Acid-base reactions are fundamental chemical processes where an acid and a base react with each other. In the Brønsted-Lowry perspective, an acid is defined as a proton (H+) donor, whereas a base is a proton acceptor. These reactions typically result in the formation of water and a salt. However, the Lewis definitions broaden the scope by defining an acid as an electron pair acceptor and a base as an electron pair donor. The amphoteric nature of aluminum oxide allows it to fit both descriptions, as it can participate in reactions as a Lewis acid or a Lewis base. This ability to react with both acids and bases makes Al_{2}O_{3} a versatile component in different chemical environments, facilitating complex transformation in both organic and inorganic chemistry.
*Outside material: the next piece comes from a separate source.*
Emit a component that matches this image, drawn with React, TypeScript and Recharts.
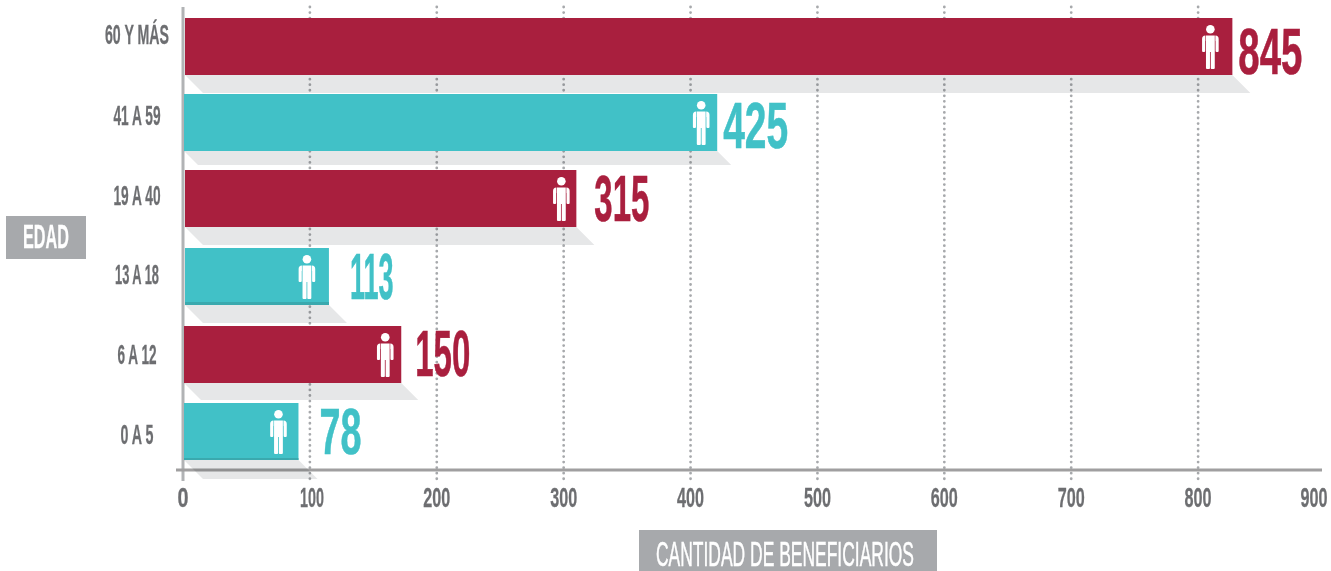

Aluminum oxide (Al_{2}O_{3}) is an inorganic compound characterized by its high melting point, excellent thermal stability, and resistance to chemical attack, which are all hallmarks of its amphoteric nature. It's commonly found in nature as corundum in crystalline form, a mineral which includes gem varieties like sapphire and ruby when impurities are present. Aluminum oxide's stability and hardness also make it suitable for various applications, including abrasives, refractories, and as a substrate for integrated circuits in electronics. Its amphoteric properties mean it is also used in chemical processes requiring a substance that can adjust to the acidity or basicity of the environment, such as in water purification, where it helps to neutralize pollutants.

The Lewis acid-base theory extends beyond the limitations of the Brønsted-Lowry definition, by focusing on the transfer and sharing of electron pairs rather than hydrogen ions. A Lewis acid is an electron pair acceptor, which means it has an empty orbital capable of accepting a pair of electrons, while a Lewis base donates an electron pair. Aluminum oxide's amphoteric behavior is well-explained through this lens; it can share its electron pairs with H+ ions when acting as a base (such as in its reaction with HCl), or it can accept electron pairs from OH- ions when acting as an acid (like in its reaction with NaOH). This theory is particularly helpful when describing reactions that do not involve proton transfers, including many organic reactions and coordination chemistry processes.